Franchise players can veto any trade — if they accept the deal, they lose their accumulated $500k bumps and revert back to the $17 million cap figure.

You have now made any "problem" Franchise player untradeable. An example: Latrell Spreewell. Spree made the 1994, 1995, and 1997 All-Star teams. He would be a franchise player for the 1997-1998 season under the rubric. In December of that season he chokes PJ Carlesimo. If GS trades him, Spree loses $2.5 million in "loyalty bonuses" for the season, $3 million in bonuses the next year etc. Three years on his contract remaining we're talking $9 million in loyalty pay for Spree, this equates to more than half a season's worth of his Franchise player pay. He has the right to refuse any trades. Golden State is now stuck with Spree after he choked his coach.

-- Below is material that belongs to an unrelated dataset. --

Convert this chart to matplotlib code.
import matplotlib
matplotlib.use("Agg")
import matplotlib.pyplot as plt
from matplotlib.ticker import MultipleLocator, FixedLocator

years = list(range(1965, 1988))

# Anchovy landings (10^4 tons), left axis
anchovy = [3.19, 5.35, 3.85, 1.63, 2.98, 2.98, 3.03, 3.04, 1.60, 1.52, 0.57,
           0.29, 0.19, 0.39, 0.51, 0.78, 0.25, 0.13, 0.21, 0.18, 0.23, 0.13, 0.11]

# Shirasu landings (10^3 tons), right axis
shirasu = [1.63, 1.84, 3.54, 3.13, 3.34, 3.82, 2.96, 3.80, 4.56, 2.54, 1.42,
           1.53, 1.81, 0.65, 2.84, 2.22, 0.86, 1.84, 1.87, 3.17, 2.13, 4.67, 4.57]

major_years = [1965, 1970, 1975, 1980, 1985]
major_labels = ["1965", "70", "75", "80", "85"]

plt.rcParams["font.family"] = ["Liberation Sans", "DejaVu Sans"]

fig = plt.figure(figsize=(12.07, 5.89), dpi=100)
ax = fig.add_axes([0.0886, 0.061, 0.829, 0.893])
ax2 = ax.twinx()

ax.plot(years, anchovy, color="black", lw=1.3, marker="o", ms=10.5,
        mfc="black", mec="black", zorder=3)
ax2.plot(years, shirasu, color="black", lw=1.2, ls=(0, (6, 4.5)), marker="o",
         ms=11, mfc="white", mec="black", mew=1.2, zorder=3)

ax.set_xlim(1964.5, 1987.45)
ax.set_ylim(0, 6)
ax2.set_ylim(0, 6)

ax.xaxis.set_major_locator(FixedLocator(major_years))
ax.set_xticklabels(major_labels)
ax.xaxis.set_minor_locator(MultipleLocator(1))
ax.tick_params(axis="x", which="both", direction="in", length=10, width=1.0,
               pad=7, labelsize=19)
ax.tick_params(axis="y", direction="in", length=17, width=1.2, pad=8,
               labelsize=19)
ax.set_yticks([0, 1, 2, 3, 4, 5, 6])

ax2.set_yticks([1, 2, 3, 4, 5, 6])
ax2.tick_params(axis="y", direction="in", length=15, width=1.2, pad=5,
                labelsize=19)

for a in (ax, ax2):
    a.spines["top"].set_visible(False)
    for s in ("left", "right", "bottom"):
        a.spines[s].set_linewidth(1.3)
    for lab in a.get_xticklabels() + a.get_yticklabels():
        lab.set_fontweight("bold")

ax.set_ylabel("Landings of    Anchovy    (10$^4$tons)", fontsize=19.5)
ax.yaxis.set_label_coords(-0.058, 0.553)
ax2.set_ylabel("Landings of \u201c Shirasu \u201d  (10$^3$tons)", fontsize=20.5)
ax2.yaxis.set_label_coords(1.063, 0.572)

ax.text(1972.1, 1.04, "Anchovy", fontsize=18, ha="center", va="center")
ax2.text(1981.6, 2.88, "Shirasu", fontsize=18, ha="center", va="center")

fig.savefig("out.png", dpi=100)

This has also given every player who wants to leave his team the ultimate negotiating leverage in terms of trade terms. There is no way that the Nuggets would have gotten as much as they got for Carmelo if the Nets aren't even allowed to enter the bidding due to the no trade clause. No automatic NTCs; make them individually negotiated.
 
Wouldn't there have to be fans watching the AS game before they could stop watching the AS game.

https://www.chron.com/disp/story.mpl/sports/bk/bkn/7439902.html

The NBA All-Star Game had a 5.2 Nielsen rating, up from 3.8 in 2010, with an average audience of 9.1 million viewers, up from 6.8 million last year.

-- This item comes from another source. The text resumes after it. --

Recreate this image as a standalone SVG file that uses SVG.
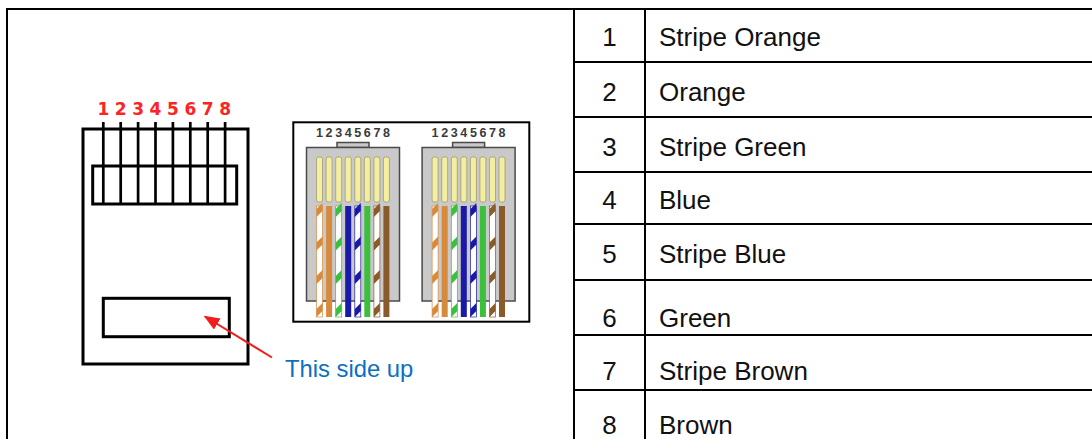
<svg xmlns="http://www.w3.org/2000/svg" xmlns:xlink="http://www.w3.org/1999/xlink" width="1092" height="439" viewBox="0 0 1092 439">
<style>
.frame{stroke:#000;stroke-width:2;fill:none}
.tt{font-family:"Liberation Sans",Arial,sans-serif;font-size:26px;fill:#111}
.num{text-anchor:middle}
.blk{stroke:#000;stroke-width:3;fill:none}
.pin{stroke:#000;stroke-width:2.7}
.rednum{font-family:"DejaVu Sans",Verdana,sans-serif;font-weight:bold;font-size:17px;fill:#f22;text-anchor:middle}
.pnum{font-family:"Liberation Sans",Arial,sans-serif;font-weight:bold;font-size:12.5px;fill:#3a3a3a;text-anchor:middle}
.body{fill:#c9c9c9;stroke:#4a4a4a;stroke-width:1.5}
.contact{fill:#f3eea0;stroke:#9f9a72;stroke-width:0.8}
.note{font-family:"Liberation Sans",Arial,sans-serif;font-size:23.8px;fill:#0a70c0}
</style>
<defs>
<marker id="arrowhead" viewBox="0 0 10 8" refX="9" refY="4" markerWidth="8" markerHeight="6.5" orient="auto" markerUnits="strokeWidth">
<path d="M0,0 L10,4 L0,8 Z" fill="#f21d1d"/>
</marker>
<path id="band" d="M0,6 L6,0 L6,8 L0,14 Z"/>
<g id="plug">
<rect class="body" x="337" y="142.5" width="32" height="5"/>
<rect class="body" x="306.5" y="147.5" width="93" height="153.5"/>
<text class="pnum" x="319.5 329.1 338.7 348.2 357.8 367.3 376.9 386.4" y="137">12345678</text>
<rect class="contact" x="316.5" y="157" width="6" height="45" rx="2"/>
<rect class="contact" x="326.1" y="157" width="6" height="45" rx="2"/>
<rect class="contact" x="335.7" y="157" width="6" height="45" rx="2"/>
<rect class="contact" x="345.2" y="157" width="6" height="45" rx="2"/>
<rect class="contact" x="354.8" y="157" width="6" height="45" rx="2"/>
<rect class="contact" x="364.3" y="157" width="6" height="45" rx="2"/>
<rect class="contact" x="373.9" y="157" width="6" height="45" rx="2"/>
<rect class="contact" x="383.4" y="157" width="6" height="45" rx="2"/>
<rect x="316.5" y="206" width="6" height="111" fill="#fff" stroke="#d88a3c" stroke-width="0.7"/>
<g fill="#d88a3c"><use xlink:href="#band" x="316.5" y="203"/><use xlink:href="#band" x="316.5" y="236.5"/><use xlink:href="#band" x="316.5" y="270"/><use xlink:href="#band" x="316.5" y="303"/></g>
<rect x="326.1" y="206" width="6" height="111" fill="#d88a3c"/>
<rect x="335.7" y="206" width="6" height="111" fill="#fff" stroke="#3cbf3c" stroke-width="0.7"/>
<g fill="#3cbf3c"><use xlink:href="#band" x="335.7" y="203"/><use xlink:href="#band" x="335.7" y="236.5"/><use xlink:href="#band" x="335.7" y="270"/><use xlink:href="#band" x="335.7" y="303"/></g>
<rect x="345.2" y="206" width="6" height="111" fill="#1a1aa8"/>
<rect x="354.8" y="206" width="6" height="111" fill="#fff" stroke="#1a1aa8" stroke-width="0.7"/>
<g fill="#1a1aa8"><use xlink:href="#band" x="354.8" y="203"/><use xlink:href="#band" x="354.8" y="236.5"/><use xlink:href="#band" x="354.8" y="270"/><use xlink:href="#band" x="354.8" y="303"/></g>
<rect x="364.3" y="206" width="6" height="111" fill="#3cbf3c"/>
<rect x="373.9" y="206" width="6" height="111" fill="#fff" stroke="#8b5a2b" stroke-width="0.7"/>
<g fill="#8b5a2b"><use xlink:href="#band" x="373.9" y="203"/><use xlink:href="#band" x="373.9" y="236.5"/><use xlink:href="#band" x="373.9" y="270"/><use xlink:href="#band" x="373.9" y="303"/></g>
<rect x="383.4" y="206" width="6" height="111" fill="#8b5a2b"/>
</g>
</defs>

<g id="table-frame">
<line class="frame" x1="6" y1="9" x2="1092" y2="9"/>
<line class="frame" x1="7" y1="8" x2="7" y2="439"/>
<line class="frame" x1="574" y1="9" x2="574" y2="439"/>
<line class="frame" x1="645" y1="9" x2="645" y2="439"/>
<line class="frame" x1="574" y1="62" x2="1092" y2="62"/>
<line class="frame" x1="574" y1="117" x2="1092" y2="117"/>
<line class="frame" x1="574" y1="172" x2="1092" y2="172"/>
<line class="frame" x1="574" y1="224" x2="1092" y2="224"/>
<line class="frame" x1="574" y1="280" x2="1092" y2="280"/>
<line class="frame" x1="574" y1="335" x2="1092" y2="335"/>
<line class="frame" x1="574" y1="390" x2="1092" y2="390"/>
</g>

<g id="table-rows">
<g id="row1"><text class="tt num" x="609.5" y="46">1</text><text class="tt" x="659" y="46">Stripe Orange</text></g>
<g id="row2"><text class="tt num" x="609.5" y="101">2</text><text class="tt" x="659" y="101">Orange</text></g>
<g id="row3"><text class="tt num" x="609.5" y="156">3</text><text class="tt" x="659" y="156">Stripe Green</text></g>
<g id="row4"><text class="tt num" x="609.5" y="209">4</text><text class="tt" x="659" y="209">Blue</text></g>
<g id="row5"><text class="tt num" x="609.5" y="263">5</text><text class="tt" x="659" y="263">Stripe Blue</text></g>
<g id="row6"><text class="tt num" x="609.5" y="327">6</text><text class="tt" x="659" y="327">Green</text></g>
<g id="row7"><text class="tt num" x="609.5" y="380">7</text><text class="tt" x="659" y="380">Stripe Brown</text></g>
<g id="row8"><text class="tt num" x="609.5" y="434">8</text><text class="tt" x="659" y="434">Brown</text></g>
</g>

<g id="plug-outline">
<text class="rednum" x="103.3 120.7 138.1 155.5 172.9 190.3 207.7 225.1" y="115">12345678</text>
<rect class="blk" x="83" y="129" width="165" height="235"/>
<rect class="blk" x="92.7" y="166" width="144" height="38"/>
<g class="pin">
<line x1="103.3" y1="122" x2="103.3" y2="204"/>
<line x1="120.7" y1="122" x2="120.7" y2="204"/>
<line x1="138.1" y1="122" x2="138.1" y2="204"/>
<line x1="155.5" y1="122" x2="155.5" y2="204"/>
<line x1="172.9" y1="122" x2="172.9" y2="204"/>
<line x1="190.3" y1="122" x2="190.3" y2="204"/>
<line x1="207.7" y1="122" x2="207.7" y2="204"/>
<line x1="225.1" y1="122" x2="225.1" y2="204"/>
</g>
<rect id="latch-window" class="blk" x="103.3" y="298.3" width="126" height="38.4"/>
</g>

<g id="wiring-photo">
<rect x="293.3" y="122.3" width="236" height="199.4" fill="#fff" stroke="#000" stroke-width="2"/>
<use id="plug-left" xlink:href="#plug"/>
<use id="plug-right" xlink:href="#plug" x="115.6"/>
</g>

<g id="connectors">
<line x1="272" y1="357.5" x2="205" y2="316.5" stroke="#f21d1d" stroke-width="2" marker-end="url(#arrowhead)"/>
</g>

<g id="note">
<text class="note" x="285" y="377">This side up</text>
</g>
</svg>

The All-Star Saturday show was the most-watched in the event's history, registering a 4.4 rating and an average audience of 8.1 million viewers, up from 3.9 and 5.4 million in 2010.
 
Using all star appearances which are a huge joke. As a basis for a salary system is a huge problem. Seriously get the fans out of the all star voting let it be done by coaches or media and mabe he has a basis for a start. I or other could punch other holes in this but to me that is the biggest problem.

May be you missed Footnote 15:

Late Addition: In the 90 minutes after we posted the column, multiple readers pointed out that, for this All-Star/Franchise Player idea to work, we'd probably have to dump the All-Star voting system and come up with a smarter way to pick starting teams. I couldn't be more fine with this. Popularity contests fall into Adam Carolla's "more harm than good" realm, anyway. If you don't agree with me, you will when China makes Yi Jianlian an All-Star next season. Or whenever we have a season.

I agree with you though that it would have to be done by media and coaches. May be a 50/50 split in weighting.
 
Another issue is that this probably magnifies the advantages of teams in tax free states like Florida and Texas in attracting players when they will get the same amount of money no matter what team they play for.

Yes, but there is still that hard cap...

There's only so much salaries these teams can take on before saying "sorry - we're closed for business weather you want to play for us or not".
 
For example: The Miami Heat:

Lebron: $17 million (Franchise bracket)
Wade: $17 million (Franchise bracket) - This is just the cap figure, his real number would be something like $21.5 million.
Bosh: $17 million (Franchise bracket)

That's $51 million right there. With Simmons' proposed $52 milllion hard cap the Miami Big Three functionally have to be liquidated because you can't get 9 more players for $1 million. Given that Simmons has previously written that "The Decison" was good for interest in the league I'm not certain this is something he actually wants to do.

I don't think it's any secret that a hard cap system would mean that the Miami's Big 3 would have to be broken up somehow... Basically one of them would have to leave the team.

Any why again would that be bad for the league?

Especially for a small market team like the Jazz?
 
Oh, and one more thing. This Simmons' fix actually will put teams into situation when you DON'T WANT your players to be voted All Star or All NBA. What happens if your couple of players get voted All Star in their contract final year? Does it effectively mean that league voted for them to leave your team because it's unfeasible to stay under the cap and still re-sign your players.
Who knows how this may turn out - coaches benching their stars for no obvious reason? Players blaming coaches for not calling plays for them to deflate their All Star chances?
His fix is as flawed as the current system is.